Violet Photons Have Low Entropy or
I Used to Wear Black
I wear colors now!
a purple hat
green skirt blends in
when I lay back
to hug the sky
my lips as clovers
eyes brown caterpillars
their fuzz itches my nose
flies buzz into my hair
no, that’s wrong
but it’s just entropy
(sometimes, S happens)
we turn to iron
We need the Color need it
Raise it up raise it higher
Faster Bigger More Life More Light
Further further further from black
I don’t wear anymore.
When I was 18, I dyed my hair bright, tomato red. In the seven years since then, my hair has rarely been entirely its natural color. I had red hair for most of college. Then mostly blue and purple. My clothes also went from the mostly black and white of a wannabe goth to the exact opposite. Lime green became the predominant color in my wardrobe, followed closely by purple and turquoise. And, while I do love colors, I understood even then that it was about more than loving colors. It was about being seen.
Not in the stereotypical look at me look at me teenage angst kind of way, though there was also that. I was just. so. tired. of being overlooked. I was so tired of hiding my body. I was so tired of being ashamed. So I went to the other extreme, which is more-or-less where I hang out today. Because it is subversive in the US to be fat and to proudly inhabit your body.
I don’t think it’s a coincidence that my first taste of color, dying my hair that bright shade of red, occurred shortly after I started regaining weight from the most extreme diet that I’ve ever been on. I was devastated and I was feeling rebellious. And I was so tired of hiding in the back while wearing clothes that made me as invisible as possible.
There’s a lot of pressure, when you’re fat, to make yourself as small and unnoticeable as possible. Wear black! And grey! And navy blue!
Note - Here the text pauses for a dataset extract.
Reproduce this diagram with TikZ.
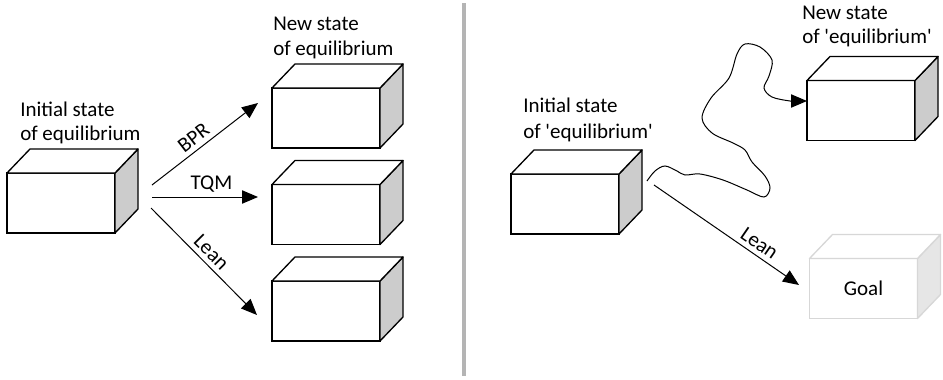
\documentclass[tikz,border=0pt]{standalone}
\usepackage{fontspec}
\setmainfont{Carlito}
\usetikzlibrary{arrows.meta}
\definecolor{sidegray}{RGB}{204,204,204}
\definecolor{goaledge}{RGB}{215,215,215}
\definecolor{goalside}{RGB}{230,230,230}
\definecolor{sepgray}{RGB}{180,180,180}
\tikzset{
  txt/.style={font=\fontsize{15.75}{18}\selectfont, inner sep=0pt, anchor=base west},
  front/.style={draw=black, line width=1pt, fill=white, minimum width=81pt, minimum height=45pt, inner sep=0pt, outer sep=0pt, font=\fontsize{15.75}{18}\selectfont},
  goalfront/.style={front, draw=goaledge},
  flow/.style={line width=0.75pt, -{Triangle[length=12pt,width=10pt]}},
  lbl/.style={font=\fontsize{15.75}{18}\selectfont, sloped, above, inner sep=3.5pt}
}
\newcommand{\boxfaces}[3]{%
  \filldraw[fill=#2, draw=#3, line width=1pt, line join=round] (#1.north east) -- ++(23,-24) -- ++(0,60) -- (#1.south east) -- cycle;
  \filldraw[fill=white, draw=#3, line width=1pt, line join=round] (#1.north west) -- ++(23,-24) -- ++(108,0) -- (#1.north east) -- cycle;
}
\begin{document}
\begin{tikzpicture}[x=0.75pt, y=-0.75pt]
\useasboundingbox (0,0) rectangle (943,379);

% separator
\draw[sepgray, line width=3pt] (464,3) -- (464,376);

% ---------- left panel ----------
\node[txt] (t1a) at (20,116) {Initial state};
\node[txt] (t1b) at (20,140) {of equilibrium};
\node[txt] (t2a) at (273,30) {New state};
\node[txt] (t2b) at (273,55) {of equilibrium};

\node[front] (L0) at (61,203) {};
\boxfaces{L0}{sidegray}{black}
\node[front] (N1) at (326,118) {};
\boxfaces{N1}{sidegray}{black}
\node[front] (N2) at (326,214.5) {};
\boxfaces{N2}{sidegray}{black}
\node[front] (N3) at (326,311) {};
\boxfaces{N3}{sidegray}{black}

\coordinate (s1) at (152,185);
\coordinate (e1) at (258,103);
\coordinate (s2) at (152,197);
\coordinate (e2) at (258,197);
\coordinate (s3) at (151,208);
\coordinate (e3) at (257,315);
\draw[flow] (s1) -- node[lbl, pos=0.46] (lb1) {BPR} (e1);
\draw[flow] (s2) -- node[lbl, pos=0.56] (lb2) {TQM} (e2);
\draw[flow] (s3) -- node[lbl, pos=0.49] (lb3) {Lean} (e3);

% ---------- right panel ----------
\node[txt] (t3a) at (523,112) {Initial state};
\node[txt] (t3b) at (523,138) {of \textquotesingle equilibrium\textquotesingle};
\node[txt] (t4a) at (802,19) {New state};
\node[txt] (t4b) at (802,43) {of \textquotesingle equilibrium\textquotesingle};

\node[front] (R0) at (565,204) {};
\boxfaces{R0}{sidegray}{black}
\node[front] (R1) at (861,110.5) {};
\boxfaces{R1}{sidegray}{black}
\node[goalfront] (G) at (863.5,288.5) {Goal};
\boxfaces{G}{goalside}{goaledge}

\coordinate (q1) at (800,101);
\coordinate (qe) at (807,101);
\draw[line width=0.75pt] plot[smooth, tension=0.55] coordinates {
 (647,181) (655,171) (665,166) (677,171) (685,175) (700,174) (723,180)
 (747,190) (764,197) (770,188) (765,176) (752,162) (745,150) (733,143)
 (712,133) (702,118) (711,98) (729,78) (737,54) (745,44) (760,47)
 (772,60) (769,76) (764,88) (772,97) (790,101) (800,101)};
\draw[flow] (q1) -- (qe);

\coordinate (s4) at (654,185);
\coordinate (e4) at (799,285);
\draw[flow] (s4) -- node[lbl, pos=0.68] (lb4) {Lean} (e4);
\end{tikzpicture}
\end{document}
I have this habit of leaning off the edge of bus seats so as to prevent any possibility of my belligerent thighs coming into any contact with another person. But the more angry I get about the way fat people are treated, the more unapologetic I insist on being. And it’s been incredible.
I used to hate fashion, but now I see it as an amazing avenue for self-expression (not that anyone is required to use that particular avenue, any more than anyone is required to play a musical instrument). Giving myself permission to stand out has been so damn freeing.
Because it is OK for you to be noticed.
You are allowed to experiment with your dress.
The fashion police will not arrest you, I promise.
You are under no obligation wear black or grey or navy if you are fat fatty like me. It will not make you less fat. It may not even make you appear less fat. No carefully tailored top or placement of lines is going to make me look thin, because I’m just not thin. Once I realized that, I was able to focus on wearing what made me happy, which is a pretty awesome way to start the day.